• Exercise: Your output must be the lines below from the line containing "Emit a Python" to the line containing "from matplotlib.colors import", both lines included, reproduced exactly and without pictures.
=====
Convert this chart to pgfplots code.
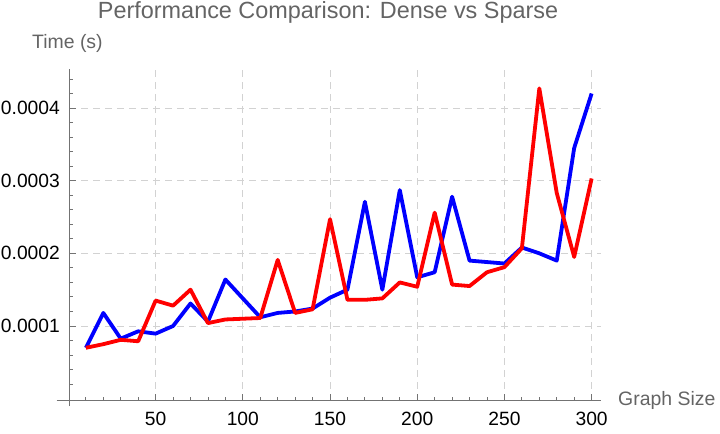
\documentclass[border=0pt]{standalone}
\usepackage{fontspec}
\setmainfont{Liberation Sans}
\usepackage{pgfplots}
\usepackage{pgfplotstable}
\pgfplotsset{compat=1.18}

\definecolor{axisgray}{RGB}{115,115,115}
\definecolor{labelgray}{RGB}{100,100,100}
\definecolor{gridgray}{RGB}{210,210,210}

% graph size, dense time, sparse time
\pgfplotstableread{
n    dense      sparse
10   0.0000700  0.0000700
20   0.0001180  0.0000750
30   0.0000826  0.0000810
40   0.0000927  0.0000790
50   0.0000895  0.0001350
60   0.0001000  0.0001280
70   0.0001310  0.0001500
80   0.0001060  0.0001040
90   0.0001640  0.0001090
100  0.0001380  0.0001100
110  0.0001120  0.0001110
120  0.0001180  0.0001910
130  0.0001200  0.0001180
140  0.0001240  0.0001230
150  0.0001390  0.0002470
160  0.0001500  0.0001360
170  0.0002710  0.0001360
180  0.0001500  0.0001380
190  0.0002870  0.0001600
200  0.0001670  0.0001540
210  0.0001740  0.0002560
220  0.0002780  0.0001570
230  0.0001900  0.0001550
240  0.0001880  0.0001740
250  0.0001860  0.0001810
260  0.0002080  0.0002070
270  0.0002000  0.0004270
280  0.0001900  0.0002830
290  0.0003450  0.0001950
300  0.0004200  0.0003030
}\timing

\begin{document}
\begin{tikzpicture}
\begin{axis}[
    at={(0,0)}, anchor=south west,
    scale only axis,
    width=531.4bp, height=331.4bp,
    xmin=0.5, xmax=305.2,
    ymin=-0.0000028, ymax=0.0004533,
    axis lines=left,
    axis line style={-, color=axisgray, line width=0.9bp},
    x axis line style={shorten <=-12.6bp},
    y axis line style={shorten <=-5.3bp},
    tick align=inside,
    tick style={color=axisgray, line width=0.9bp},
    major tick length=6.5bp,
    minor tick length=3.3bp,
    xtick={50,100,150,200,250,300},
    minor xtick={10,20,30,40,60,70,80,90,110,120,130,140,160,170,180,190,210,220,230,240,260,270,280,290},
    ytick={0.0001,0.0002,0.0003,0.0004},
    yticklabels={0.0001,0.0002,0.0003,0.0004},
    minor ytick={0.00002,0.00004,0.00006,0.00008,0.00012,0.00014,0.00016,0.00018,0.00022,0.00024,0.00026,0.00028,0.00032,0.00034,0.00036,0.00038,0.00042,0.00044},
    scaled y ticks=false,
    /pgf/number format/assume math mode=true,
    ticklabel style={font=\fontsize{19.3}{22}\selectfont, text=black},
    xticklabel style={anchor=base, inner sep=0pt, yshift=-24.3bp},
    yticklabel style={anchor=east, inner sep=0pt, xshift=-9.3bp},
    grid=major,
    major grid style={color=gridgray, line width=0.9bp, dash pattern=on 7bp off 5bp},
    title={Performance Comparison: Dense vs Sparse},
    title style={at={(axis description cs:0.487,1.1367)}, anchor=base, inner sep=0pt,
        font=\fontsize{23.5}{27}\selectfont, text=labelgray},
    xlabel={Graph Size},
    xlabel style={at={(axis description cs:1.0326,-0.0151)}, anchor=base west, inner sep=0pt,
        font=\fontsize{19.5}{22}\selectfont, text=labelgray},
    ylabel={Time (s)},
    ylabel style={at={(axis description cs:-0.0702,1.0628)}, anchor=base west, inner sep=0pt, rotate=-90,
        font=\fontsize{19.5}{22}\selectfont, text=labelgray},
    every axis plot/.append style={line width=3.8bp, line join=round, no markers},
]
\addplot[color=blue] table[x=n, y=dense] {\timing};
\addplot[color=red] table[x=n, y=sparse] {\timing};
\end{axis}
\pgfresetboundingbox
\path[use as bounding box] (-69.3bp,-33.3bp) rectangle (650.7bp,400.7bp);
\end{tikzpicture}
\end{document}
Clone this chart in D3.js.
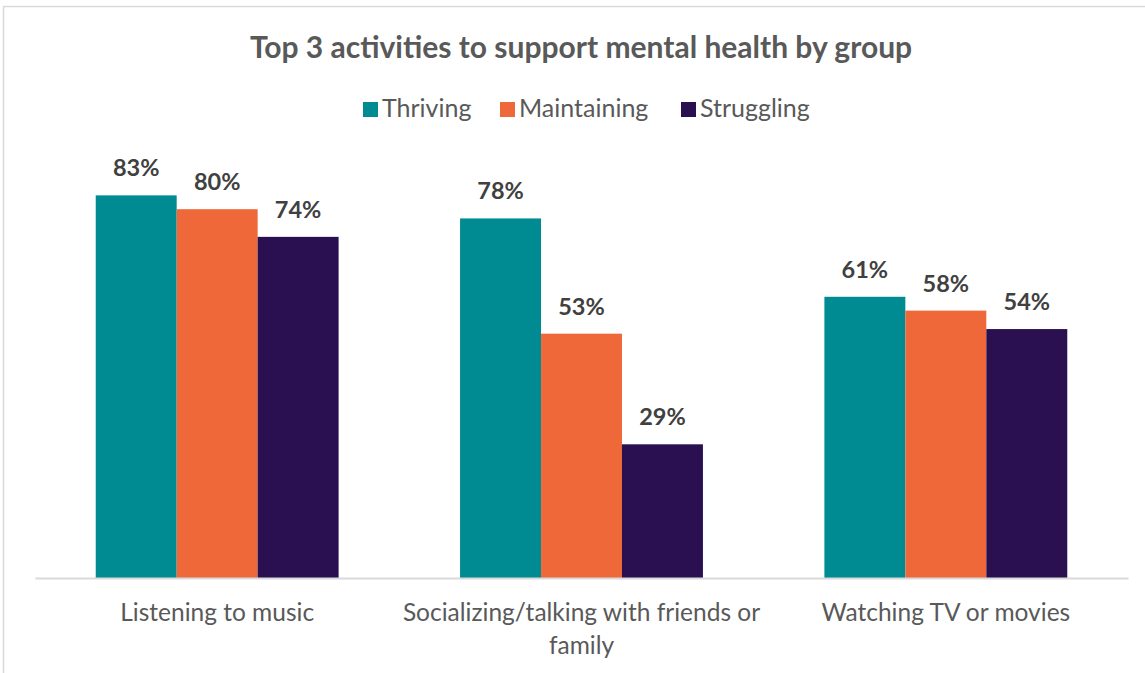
=====
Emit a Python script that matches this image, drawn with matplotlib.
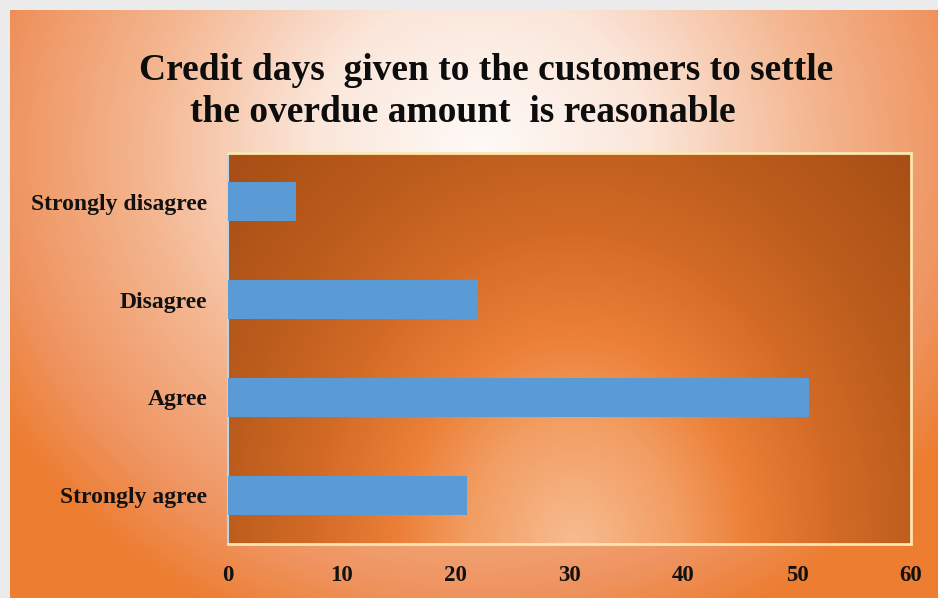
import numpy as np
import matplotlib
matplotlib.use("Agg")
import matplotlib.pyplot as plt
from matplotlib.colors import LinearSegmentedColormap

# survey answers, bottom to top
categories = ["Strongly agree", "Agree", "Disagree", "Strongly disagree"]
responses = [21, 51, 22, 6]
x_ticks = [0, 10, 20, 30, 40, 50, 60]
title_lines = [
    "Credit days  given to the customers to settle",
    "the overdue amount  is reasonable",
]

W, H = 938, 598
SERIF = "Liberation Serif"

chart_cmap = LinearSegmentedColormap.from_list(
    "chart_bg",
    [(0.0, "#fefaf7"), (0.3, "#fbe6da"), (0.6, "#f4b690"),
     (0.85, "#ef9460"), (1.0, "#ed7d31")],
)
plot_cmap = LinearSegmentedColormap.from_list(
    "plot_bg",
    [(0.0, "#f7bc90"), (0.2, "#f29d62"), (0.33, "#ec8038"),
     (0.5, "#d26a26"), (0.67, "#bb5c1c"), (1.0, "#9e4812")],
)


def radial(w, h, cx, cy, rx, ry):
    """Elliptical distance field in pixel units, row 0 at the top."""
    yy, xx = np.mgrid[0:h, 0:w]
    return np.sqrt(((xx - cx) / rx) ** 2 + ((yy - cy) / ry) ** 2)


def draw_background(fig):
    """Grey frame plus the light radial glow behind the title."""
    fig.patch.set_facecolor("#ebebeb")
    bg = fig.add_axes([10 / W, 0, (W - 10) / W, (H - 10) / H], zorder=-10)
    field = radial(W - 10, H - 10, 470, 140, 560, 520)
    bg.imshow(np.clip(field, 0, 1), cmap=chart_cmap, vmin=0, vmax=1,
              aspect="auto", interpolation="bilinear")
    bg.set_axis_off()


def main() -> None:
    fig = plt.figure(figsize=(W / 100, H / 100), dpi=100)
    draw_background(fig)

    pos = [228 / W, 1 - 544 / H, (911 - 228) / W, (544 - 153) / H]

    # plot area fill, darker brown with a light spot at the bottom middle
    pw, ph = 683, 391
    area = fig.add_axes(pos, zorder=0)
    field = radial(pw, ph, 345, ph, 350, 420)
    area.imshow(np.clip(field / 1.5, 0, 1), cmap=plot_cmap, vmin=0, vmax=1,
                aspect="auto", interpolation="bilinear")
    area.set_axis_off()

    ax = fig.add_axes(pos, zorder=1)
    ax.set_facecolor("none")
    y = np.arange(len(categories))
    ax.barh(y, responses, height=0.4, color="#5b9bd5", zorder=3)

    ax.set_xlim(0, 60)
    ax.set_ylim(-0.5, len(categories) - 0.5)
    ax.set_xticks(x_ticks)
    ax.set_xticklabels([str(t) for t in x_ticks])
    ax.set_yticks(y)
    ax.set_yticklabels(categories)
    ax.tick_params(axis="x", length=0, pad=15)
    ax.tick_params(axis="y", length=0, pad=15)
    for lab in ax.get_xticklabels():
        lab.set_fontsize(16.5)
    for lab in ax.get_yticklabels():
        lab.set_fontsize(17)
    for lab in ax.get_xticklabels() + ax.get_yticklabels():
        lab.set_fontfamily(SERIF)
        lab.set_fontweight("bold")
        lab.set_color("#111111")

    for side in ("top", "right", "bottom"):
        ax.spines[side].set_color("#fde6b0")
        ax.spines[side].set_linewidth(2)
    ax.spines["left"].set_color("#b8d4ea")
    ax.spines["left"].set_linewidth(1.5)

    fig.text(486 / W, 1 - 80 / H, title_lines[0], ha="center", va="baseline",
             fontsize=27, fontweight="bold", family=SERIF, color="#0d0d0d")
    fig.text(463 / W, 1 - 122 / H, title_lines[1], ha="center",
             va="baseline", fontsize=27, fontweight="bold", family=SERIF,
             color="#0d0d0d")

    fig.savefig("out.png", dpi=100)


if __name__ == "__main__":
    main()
=====
• The completed task:
Emit a Python script that matches this image, drawn with matplotlib.
import numpy as np
import matplotlib
matplotlib.use("Agg")
import matplotlib.pyplot as plt
from matplotlib.colors import LinearSegmentedColormap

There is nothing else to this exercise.